From January 15, 1993, to March 31, 1994, the Seoul Metropolitan Subway Line 1 operated through the Ansan Line, and since the opening of all sections on April 1, 1994, it has been operated as a part of the Metropolitan Subway Line 4.

== Stations ==

| Station Number | Station Name English | Station Name Hangul | Station Name Hanja | Transfer | Location |  |
↑ Through-services to/from Oido via Ansan Line ↑
| 443 | Geumjeong | 금정 | 衿井 |  | Gunpo, Gyeonggi |
| 442 | Beomgye | 범계 |  |  | Anyang Dongan, Gyeonggi |
| 441 | Pyeongchon | 평촌 | 坪村 |  |
| 440 | Indeogwon | 인덕원 | 仁德院 | (2026) Indeogwon–Dongtan Line (2026) |
| TBD | Gwacheon Bio Information Technology Zone (2027) | 과천지식정보단지 | 果川知識情報團地驛 |  | Gwacheon, Gyeonggi |
| 439 | Government Complex Gwacheon | 정부과천청사 | 政府果川廳舍 |  |
| 438 | Gwacheon | 과천 | 果川 |  |
| 437 | Seoul Grand Park | 대공원 | 大公園 |  |
| 436 | Seoul Racecourse Park | 경마공원 | 競馬公園 |  |
| 435 | Seonbawi | 선바위 |  |  |
| 434 | Namtaeryeong | 남태령 | 南泰嶺 |  | Seocho District, Seoul |
↓ Through-services to/from Danggogae via Seoul Subway Line 4 ↓

==Future==
As a transportation measure for Gwacheon Information Town Station, a residential and industrial complex being built in the Galhyeon-dong area of Gwacheon-si, a new station is being built between Indeokwon and Gwacheon Government Complex, with the goal of opening in 2027. In addition, it is said that they are pushing forward with the installation of an evacuation track at Gwacheon Government Complex Station and Daegongwon Station as part of the promotion of the Line 4 express extension.

== Criticisms ==

=== Noise and frequent operation delays ===
The Gwacheon Line, along with the Bundang Line which was completed around the same time, was given the nickname of "Noise Line" due to the inappropriate design of the concrete finish in their tunnels.

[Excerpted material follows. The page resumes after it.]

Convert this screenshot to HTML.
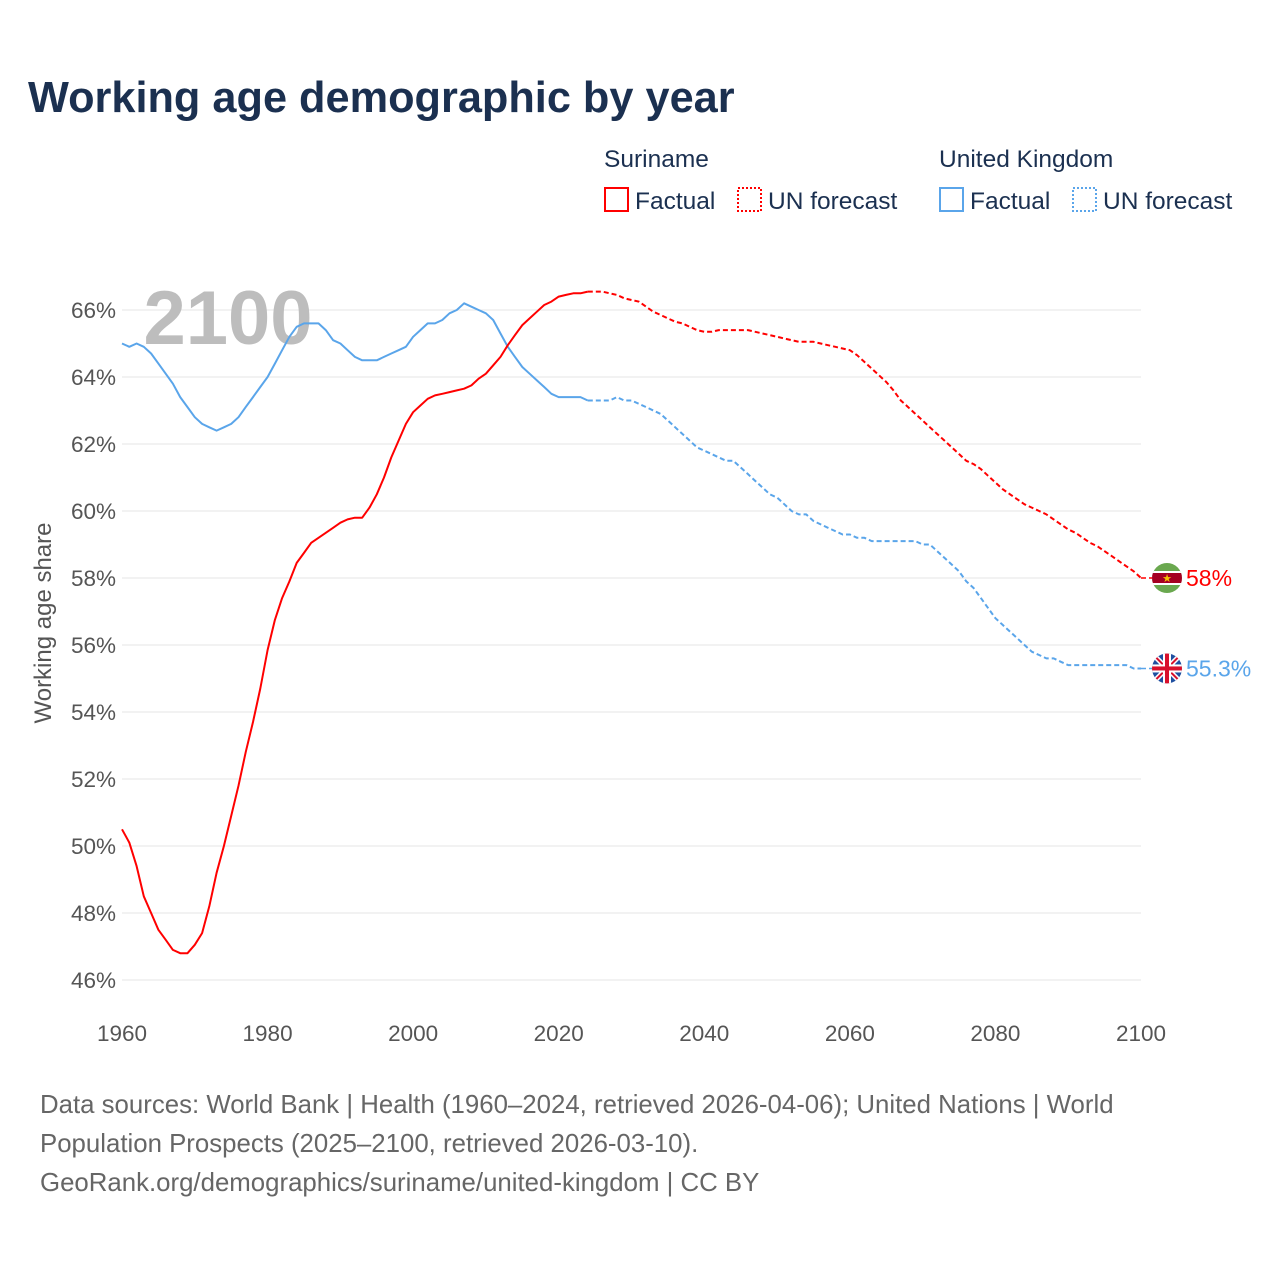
<!DOCTYPE html>
<html><head><meta charset="utf-8">
<style>
body{margin:0;background:#fff;font-family:"Liberation Sans",sans-serif;}
#wrap{position:relative;width:1280px;height:1280px;overflow:hidden;}
</style></head>
<body>
<div id="wrap">
<svg id="chart" width="1280" height="1280"></svg>
</div>
<script>
const years1 = []; for (let y = 1960; y <= 2024; y++) years1.push(y);
const years2 = []; for (let y = 2024; y <= 2100; y++) years2.push(y);
const surFact = [50.5,50.1,49.4,48.5,48.0,47.5,47.2,46.9,46.8,46.8,47.05,47.4,48.2,49.2,50.0,50.9,51.8,52.8,53.7,54.7,55.85,56.75,57.4,57.9,58.45,58.75,59.05,59.2,59.35,59.5,59.65,59.75,59.8,59.8,60.1,60.5,61.0,61.6,62.1,62.6,62.95,63.15,63.35,63.45,63.5,63.55,63.6,63.65,63.75,63.95,64.1,64.35,64.6,64.95,65.25,65.55,65.75,65.95,66.15,66.25,66.4,66.45,66.5,66.5,66.55];
const surFc = [66.55,66.55,66.55,66.5,66.45,66.35,66.3,66.25,66.1,65.95,65.85,65.75,65.65,65.6,65.5,65.4,65.35,65.35,65.4,65.4,65.4,65.4,65.4,65.35,65.3,65.25,65.2,65.15,65.1,65.05,65.05,65.05,65.0,64.95,64.9,64.85,64.8,64.65,64.45,64.25,64.05,63.85,63.6,63.3,63.1,62.9,62.7,62.5,62.3,62.1,61.9,61.7,61.5,61.4,61.25,61.05,60.85,60.65,60.5,60.35,60.2,60.1,60.0,59.9,59.75,59.6,59.45,59.35,59.2,59.05,58.95,58.8,58.65,58.5,58.35,58.2,58.0];
const ukFact = [65.0,64.9,65.0,64.9,64.7,64.4,64.1,63.8,63.4,63.1,62.8,62.6,62.5,62.4,62.5,62.6,62.8,63.1,63.4,63.7,64.0,64.4,64.8,65.2,65.5,65.6,65.6,65.6,65.4,65.1,65.0,64.8,64.6,64.5,64.5,64.5,64.6,64.7,64.8,64.9,65.2,65.4,65.6,65.6,65.7,65.9,66.0,66.2,66.1,66.0,65.9,65.7,65.3,64.9,64.6,64.3,64.1,63.9,63.7,63.5,63.4,63.4,63.4,63.4,63.3];
const ukFc = [63.3,63.3,63.3,63.3,63.4,63.3,63.3,63.2,63.1,63.0,62.9,62.7,62.5,62.3,62.1,61.9,61.8,61.7,61.6,61.5,61.5,61.3,61.1,60.9,60.7,60.5,60.4,60.2,60.0,59.9,59.9,59.7,59.6,59.5,59.4,59.3,59.3,59.2,59.2,59.1,59.1,59.1,59.1,59.1,59.1,59.1,59.0,59.0,58.8,58.6,58.4,58.2,57.9,57.7,57.4,57.1,56.8,56.6,56.4,56.2,56.0,55.8,55.7,55.6,55.6,55.5,55.4,55.4,55.4,55.4,55.4,55.4,55.4,55.4,55.4,55.3,55.3];
const yTicks = [46,48,50,52,54,56,58,60,62,64,66];
const xTicks = [1960,1980,2000,2020,2040,2060,2080,2100];

const NS = "http://www.w3.org/2000/svg";
const svg = document.getElementById('chart');
const X = y => 122 + (y - 1960) * (1141 - 122) / 140;
const Y = v => 310 + (66 - v) * 33.5;
function mk(tag, attrs, parent, text) {
  const e = document.createElementNS(NS, tag);
  for (const k in attrs) e.setAttribute(k, attrs[k]);
  if (text !== undefined) e.textContent = text;
  (parent || svg).appendChild(e);
  return e;
}
const FONT = '"Liberation Sans", sans-serif';

let t = mk('text', {x:28, y:112, 'font-size':43.3, 'font-weight':'bold', fill:'#1b3050', 'font-family':FONT}, svg, 'Working age demographic by year');
 

function legendGroup(x, label, color) {
  const g = mk('g', {});
  
  
  mk('text', {x:x, y:167, 'font-size':24.5, fill:'#1b3050', 'font-family':FONT}, g, label);
  mk('rect', {x:x+1, y:188, width:23, height:23, fill:'none', stroke:color, 'stroke-width':2}, g);
  mk('text', {x:x+31, y:209, 'font-size':24.5, fill:'#1b3050', 'font-family':FONT}, g, 'Factual');
  mk('rect', {x:x+134, y:188, width:23, height:23, fill:'none', stroke:color, 'stroke-width':2, 'stroke-dasharray':'2 2'}, g);
  mk('text', {x:x+164, y:209, 'font-size':24.5, fill:'#1b3050', 'font-family':FONT}, g, 'UN forecast');
}
legendGroup(604, 'Suriname', '#ff0000');
legendGroup(939, 'United Kingdom', '#5aa5ea');

yTicks.forEach(v => {
  const l = mk('line', {x1:122, x2:1141, y1:Y(v), y2:Y(v), stroke:'#e6e6e6', 'stroke-width':1});
   
  const tx = mk('text', {x:116, y:Y(v)+8, 'font-size':22.5, fill:'#555', 'text-anchor':'end', 'font-family':FONT}, svg, v + '%');
   
});
xTicks.forEach(y => {
  const tx = mk('text', {x:X(y), y:1041, 'font-size':22.5, fill:'#555', 'text-anchor':'middle', 'font-family':FONT}, svg, String(y));
   
});
t = mk('text', {x:0, y:0, 'font-size':24, fill:'#555', 'text-anchor':'middle', 'font-family':FONT, transform:'translate(51,623) rotate(-90)'}, svg, 'Working age share');
 

t = mk('text', {x:228, y:344, 'font-size':76, 'font-weight':'bold', fill:'#bdbdbd', 'text-anchor':'middle', 'font-family':FONT}, svg, '2100');
 

function line(xs, vs, color, dash, name) {
  const d = vs.map((v,i) => (i ? 'L' : 'M') + X(xs[i]).toFixed(1) + ',' + Y(v).toFixed(1)).join('');
  const p = mk('path', {d:d, fill:'none', stroke:color, 'stroke-width':2, 'stroke-linejoin':'round'});
  if (dash) p.setAttribute('stroke-dasharray', '5 3');
   
}
line(years1, ukFact, '#5aa5ea', false, 'uk-factual-line');
line(years2, ukFc, '#5aa5ea', true, 'uk-forecast-line');
line(years1, surFact, '#ff0000', false, 'suriname-factual-line');
line(years2, surFc, '#ff0000', true, 'suriname-forecast-line');

const sv = surFc[surFc.length-1], uv = ukFc[ukFc.length-1];
const cx = 1167, sy = Y(sv), uy = Y(uv);
let c = mk('line', {x1:1141, x2:1152, y1:sy, y2:sy, stroke:'#ff0000', 'stroke-width':1.5, 'stroke-dasharray':'5 3'});
 
c = mk('line', {x1:1141, x2:1152, y1:uy, y2:uy, stroke:'#5aa5ea', 'stroke-width':1.5, 'stroke-dasharray':'5 3'});
 

let g = mk('g', {});  
mk('clipPath', {id:'c1'}, svg); mk('circle', {cx:cx, cy:sy, r:15}, svg.lastChild);
const fg = mk('g', {'clip-path':'url(#c1)'}, g);
mk('rect', {x:cx-15, y:sy-15, width:30, height:30, fill:'#6aa84f'}, fg);
mk('rect', {x:cx-15, y:sy-7, width:30, height:14, fill:'#fff'}, fg);
mk('rect', {x:cx-15, y:sy-5, width:30, height:10, fill:'#a50021'}, fg);
mk('text', {x:cx, y:sy+4, 'font-size':11, fill:'#f5c000', 'text-anchor':'middle'}, fg, '★');
t = mk('text', {x:1186, y:sy+8, 'font-size':23, fill:'#ff0000', 'font-family':FONT}, svg, sv + '%');
 

g = mk('g', {});  
mk('clipPath', {id:'c2'}, svg); mk('circle', {cx:cx, cy:uy, r:15}, svg.lastChild);
const ug = mk('g', {'clip-path':'url(#c2)'}, g);
mk('rect', {x:cx-15, y:uy-15, width:30, height:30, fill:'#1f4fa0'}, ug);
mk('line', {x1:cx-15, y1:uy-15, x2:cx+15, y2:uy+15, stroke:'#fff', 'stroke-width':5}, ug);
mk('line', {x1:cx+15, y1:uy-15, x2:cx-15, y2:uy+15, stroke:'#fff', 'stroke-width':5}, ug);
mk('line', {x1:cx-15, y1:uy-15, x2:cx+15, y2:uy+15, stroke:'#d8102c', 'stroke-width':2}, ug);
mk('line', {x1:cx+15, y1:uy-15, x2:cx-15, y2:uy+15, stroke:'#d8102c', 'stroke-width':2}, ug);
mk('rect', {x:cx-15, y:uy-4, width:30, height:8, fill:'#fff'}, ug);
mk('rect', {x:cx-4, y:uy-15, width:8, height:30, fill:'#fff'}, ug);
mk('rect', {x:cx-15, y:uy-2, width:30, height:4, fill:'#d8102c'}, ug);
mk('rect', {x:cx-2, y:uy-15, width:4, height:30, fill:'#d8102c'}, ug);
t = mk('text', {x:1186, y:uy+8, 'font-size':23, fill:'#5aa5ea', 'font-family':FONT}, svg, uv + '%');
 

const foot = ['Data sources: World Bank | Health (1960–2024, retrieved 2026-04-06); United Nations | World','Population Prospects (2025–2100, retrieved 2026-03-10).','GeoRank.org/demographics/suriname/united-kingdom | CC BY'];
foot.forEach((s,i) => {
  const f = mk('text', {x:40, y:1113 + i*39, 'font-size':25.8, fill:'#666', 'font-family':FONT}, svg, s);
   
});
</script>
</body></html>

Before passenger use of the line commenced, the Seoul Metro Corporation ran a series of test runs on the Gwacheon and Ansan Lines, but they led to a series of operation delays due to reasons such as confusing the change in electric current that occurs in the rest of Line 4. Furthermore, the new trains that were deployed for the opening of the Gwacheon Line, the Korail Class 341000 and the Seoul Metro 4000 series, used VVVF inverters instead of the chopper controls that were used until that point, which meant that a sufficient period of test runs was needed. However, the trains were put into service without enough test runs, unbeknownst that there was an issue with the new trains' circuitry. The Korail Class 341000 trains ended up causing 15 incidents within the first 6 days of operation, and the Seoul Metro 4000 series trains also caused 3 incidents within the first month of operation. Due to the frequency of the incidents, Korail (then the Railroad Administration Bureau) stopped the operation of some trains while their faulty parts were replaced, and the Seoul Metro Corporation also replaced faulty parts on 3 of their trains.